**WHAT YOU NEED TO DO:**
Give back exactly the lines from the beginning of the listing below to the line holding "from matplotlib.transforms import", both ends included; the pictures stay out.

**GIVEN DATA:**
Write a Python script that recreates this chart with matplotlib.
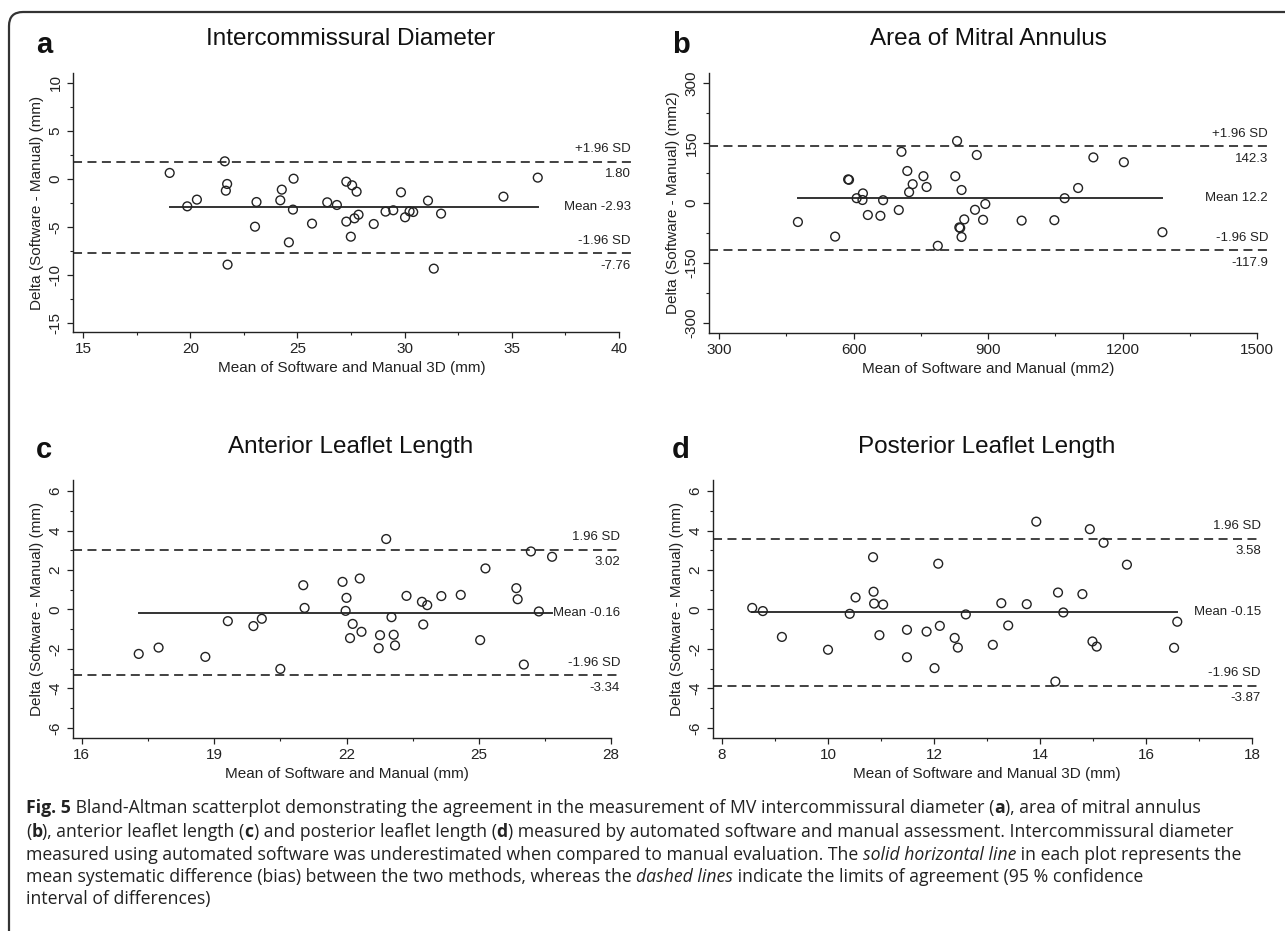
import matplotlib
matplotlib.use("Agg")
import matplotlib.pyplot as plt
from matplotlib.patches import FancyBboxPatch
from matplotlib.transforms import IdentityTransform

# ---- data

# a  intercommissural diameter
a_mean = [19.04, 19.86, 20.31, 21.61, 21.72, 21.66, 21.74, 23.09, 23.02, 24.27, 24.20, 24.82,
          24.79, 24.60, 25.68, 26.39, 26.84, 27.28, 27.55, 27.76, 27.28, 27.66, 27.85, 27.49,
          28.56, 29.11, 29.47, 29.83, 30.02, 30.23, 30.40, 31.09, 31.36, 31.70, 34.61, 36.21]
a_diff = [0.63, -2.85, -2.15, 1.84, -0.52, -1.22, -8.92, -2.40, -4.97, -1.11, -2.22, 0.03,
          -3.19, -6.60, -4.65, -2.43, -2.71, -0.28, -0.66, -1.32, -4.44, -4.10, -3.72, -6.01,
          -4.69, -3.40, -3.26, -1.39, -3.99, -3.37, -3.44, -2.26, -9.34, -3.61, -1.84, 0.14]
a_lines = [1.80, -2.93, -7.76]
a_xticks = [15, 20, 25, 30, 35, 40]
a_yticks = [-15, -10, -5, 0, 5, 10]

# b  area of mitral annulus
b_mean = [476, 559, 588, 590, 607, 621, 620, 632, 660, 666, 701, 707, 720, 724, 732, 756,
          763, 788, 827, 831, 841, 836, 838, 841, 847, 871, 875, 894, 889, 975, 1048, 1071,
          1101, 1135, 1203, 1289]
b_diff = [-47.5, -84, 59, 58, 12, 24, 7.5, -30, -32, 7, -17.5, 128, 80, 27, 47, 67,
          40, -107, 67, 155, 32.5, -61, -62.5, -85, -41, -17, 120, -2.5, -42, -44, -43, 12,
          37.5, 114, 102, -73]
b_lines = [142.3, 12.2, -117.9]
b_xticks = [300, 600, 900, 1200, 1500]
b_yticks = [-300, -150, 0, 150, 300]

# c  anterior leaflet length
c_mean = [17.29, 17.74, 18.80, 19.31, 19.89, 20.08, 20.50, 21.02, 21.05, 21.91, 22.00, 21.98,
          22.14, 22.08, 22.30, 22.34, 22.76, 22.73, 22.90, 23.02, 23.07, 23.10, 23.36, 23.71,
          23.83, 23.74, 24.15, 24.59, 25.03, 25.15, 25.85, 25.88, 26.02, 26.18, 26.36, 26.66]
c_diff = [-2.25, -1.93, -2.40, -0.59, -0.84, -0.47, -3.01, 1.23, 0.08, 1.40, 0.59, -0.07,
          -0.73, -1.45, 1.57, -1.13, -1.30, -1.96, 3.57, -0.39, -1.28, -1.82, 0.69, 0.39,
          0.22, -0.76, 0.68, 0.74, -1.55, 2.08, 1.08, 0.52, -2.79, 2.94, -0.10, 2.67]
c_lines = [3.02, -0.16, -3.34]
c_xticks = [16, 19, 22, 25, 28]
c_yticks = [-6, -4, -2, 0, 2, 4, 6]

# d  posterior leaflet length
d_mean = [8.57, 8.77, 9.13, 10.00, 10.41, 10.52, 10.85, 10.86, 10.87, 11.04, 10.97, 11.49,
          11.49, 11.86, 12.01, 12.08, 12.11, 12.39, 12.45, 12.60, 13.11, 13.27, 13.40, 13.75,
          13.93, 14.29, 14.34, 14.44, 14.80, 14.94, 14.99, 15.07, 15.20, 15.64, 16.53, 16.59]
d_diff = [0.08, -0.08, -1.39, -2.04, -0.22, 0.61, 2.65, 0.90, 0.30, 0.25, -1.30, -1.03,
          -2.42, -1.12, -2.97, 2.32, -0.83, -1.44, -1.93, -0.25, -1.79, 0.32, -0.81, 0.27,
          4.45, -3.65, 0.86, -0.15, 0.78, 4.07, -1.62, -1.88, 3.38, 2.27, -1.94, -0.62]
d_lines = [3.58, -0.15, -3.87]
d_xticks = [8, 10, 12, 14, 16, 18]
d_yticks = [-6, -4, -2, 0, 2, 4, 6]

W, H = 1285, 931
plt.rcParams["font.family"] = ["Liberation Sans", "DejaVu Sans"]
plt.rcParams["axes.unicode_minus"] = False
fig = plt.figure(figsize=(W / 100, H / 100), dpi=100)
fig.patch.set_facecolor("white")

INK = "#222222"


def midpoints(t):
    return [(t[i] + t[i + 1]) / 2 for i in range(len(t) - 1)]


def panel(rect, letter, letter_xy, title, title_xy, x, y, lines, xlim, ylim, xticks, yticks,
          ylab, xlab, top_lab, fmt):
    ax = fig.add_axes(rect)
    ax.set_xlim(*xlim)
    ax.set_ylim(*ylim)
    for s in ["top", "right"]:
        ax.spines[s].set_visible(False)
    for s in ["left", "bottom"]:
        ax.spines[s].set_color(INK)
        ax.spines[s].set_linewidth(1.0)
    ax.spines["bottom"].set_bounds(xlim[0], xticks[-1])
    ax.set_xticks(xticks)
    ax.set_xticks(midpoints(xticks), minor=True)
    ax.set_yticks(yticks)
    ax.set_yticks(midpoints(yticks), minor=True)
    ax.tick_params(which="major", length=4, width=0.9, color=INK, labelsize=11,
                   labelcolor=INK)
    ax.tick_params(which="minor", length=2.5, width=0.8, color=INK)
    ax.tick_params(axis="y", labelrotation=90)
    for t in ax.get_yticklabels():
        t.set_va("center")

    # limits + mean
    ax.axhline(lines[0], color="#333333", lw=1.3, ls=(0, (5, 3)))
    ax.axhline(lines[2], color="#333333", lw=1.3, ls=(0, (5, 3)))
    ax.plot([min(x), max(x)], [lines[1], lines[1]], color="#333333", lw=1.4)
    ax.scatter(x, y, s=40, facecolors="none", edgecolors=INK, linewidths=1.0, zorder=3)

    tr = ax.get_yaxis_transform()
    kw = dict(xycoords=tr, textcoords="offset points", ha="right", va="center",
              fontsize=9.5, color=INK)
    ax.annotate(top_lab, xy=(1, lines[0]), xytext=(0, 9), **kw)
    ax.annotate(fmt.format(lines[0]), xy=(1, lines[0]), xytext=(0, -9), **kw)
    ax.annotate("Mean " + fmt.format(lines[1]), xy=(1, lines[1]), xytext=(0, 0), **kw)
    ax.annotate("-1.96 SD", xy=(1, lines[2]), xytext=(0, 9), **kw)
    ax.annotate(fmt.format(lines[2]), xy=(1, lines[2]), xytext=(0, -9), **kw)

    ax.set_ylabel(ylab, fontsize=11, color=INK, labelpad=3)
    ax.set_xlabel(xlab, fontsize=11, color=INK, labelpad=3)
    fig.text(title_xy[0] / W, 1 - title_xy[1] / H, title, fontsize=17.5, color="#111111",
             ha="center", va="center")
    fig.text(letter_xy[0] / W, 1 - letter_xy[1] / H, letter, fontsize=21, fontweight="bold",
             color="#111111", ha="center", va="center")
    return ax


panel([73 / W, 1 - 332 / H, 558 / W, 259 / H], "a", (44, 45), "Intercommissural Diameter",
      (351, 39), a_mean, a_diff, a_lines, (14.53, 40.56), (-15.94, 11.04), a_xticks, a_yticks,
      "Delta (Software - Manual) (mm)", "Mean of Software and Manual 3D (mm)",
      "+1.96 SD", "{:.2f}")
panel([709 / W, 1 - 333 / H, 559 / W, 260 / H], "b", (681, 45), "Area of Mitral Annulus",
      (988, 39), b_mean, b_diff, b_lines, (277.7, 1524.5), (-325, 325), b_xticks, b_yticks,
      "Delta (Software - Manual) (mm2)", "Mean of Software and Manual (mm2)",
      "+1.96 SD", "{:.1f}")
panel([73 / W, 1 - 738 / H, 547 / W, 258 / H], "c", (44, 450), "Anterior Leaflet Length",
      (351, 447), c_mean, c_diff, c_lines, (15.80, 28.20), (-6.51, 6.56), c_xticks, c_yticks,
      "Delta (Software - Manual) (mm)", "Mean of Software and Manual (mm)",
      "1.96 SD", "{:.2f}")
panel([713 / W, 1 - 738 / H, 548 / W, 258 / H], "d", (681, 450), "Posterior Leaflet Length",
      (987, 447), d_mean, d_diff, d_lines, (7.83, 18.17), (-6.51, 6.56), d_xticks, d_yticks,
      "Delta (Software - Manual) (mm)", "Mean of Software and Manual 3D (mm)",
      "1.96 SD", "{:.2f}")

# ---- caption, drawn run by run
N, B, I = ("normal", "normal"), ("bold", "normal"), ("normal", "italic")
cap_lines = [
    [("Fig. 5", B),
     (" Bland-Altman scatterplot demonstrating the agreement in the measurement of MV intercommissural diameter (", N),
     ("a", B), ("), area of mitral annulus", N)],
    [("(", N), ("b", B), ("), anterior leaflet length (", N), ("c", B),
     (") and posterior leaflet length (", N), ("d", B),
     (") measured by automated software and manual assessment. Intercommissural diameter", N)],
    [("measured using automated software was underestimated when compared to manual evaluation. The ", N),
     ("solid horizontal line", I), (" in each plot represents the", N)],
    [("mean systematic difference (bias) between the two methods, whereas the ", N),
     ("dashed lines", I), (" indicate the limits of agreement (95 % confidence", N)],
    [("interval of differences)", N)],
]
cap_y = [808, 832, 855, 877, 899]
cap_end = [1252, 1237, 1266, 1250]
cap_font = ["Open Sans", "DejaVu Sans"]
X0 = 26

renderer = fig.canvas.get_renderer()


def draw_line(runs, y, size, keep=True):
    xpos = X0
    made = []
    for txt, (wt, st) in runs:
        t = fig.text(xpos / W, 1 - y / H, txt, fontsize=size, fontweight=wt, fontstyle=st,
                     family=cap_font, color="#222222", va="center", ha="left")
        xpos += t.get_window_extent(renderer).width
        made.append(t)
    if not keep:
        for t in made:
            t.remove()
    return xpos - X0


sizes = []
for runs, end in zip(cap_lines, cap_end):
    w = draw_line(runs, 0, 10, keep=False)
    sizes.append(10 * (end - X0) / w)
cap_size = min(sizes)
for runs, y in zip(cap_lines, cap_y):
    draw_line(runs, y, cap_size)

# rounded frame
frame = FancyBboxPatch((9, -30), 1320, 931 - 12 + 30, boxstyle="round,pad=0,rounding_size=14",
                       transform=IdentityTransform(), fill=False, edgecolor="#333333",
                       linewidth=1.6)
fig.patches.append(frame)

fig.savefig("out.png", dpi=100)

**FULL SOLUTION:**
Write a Python script that recreates this chart with matplotlib.
import matplotlib
matplotlib.use("Agg")
import matplotlib.pyplot as plt
from matplotlib.patches import FancyBboxPatch
from matplotlib.transforms import IdentityTransform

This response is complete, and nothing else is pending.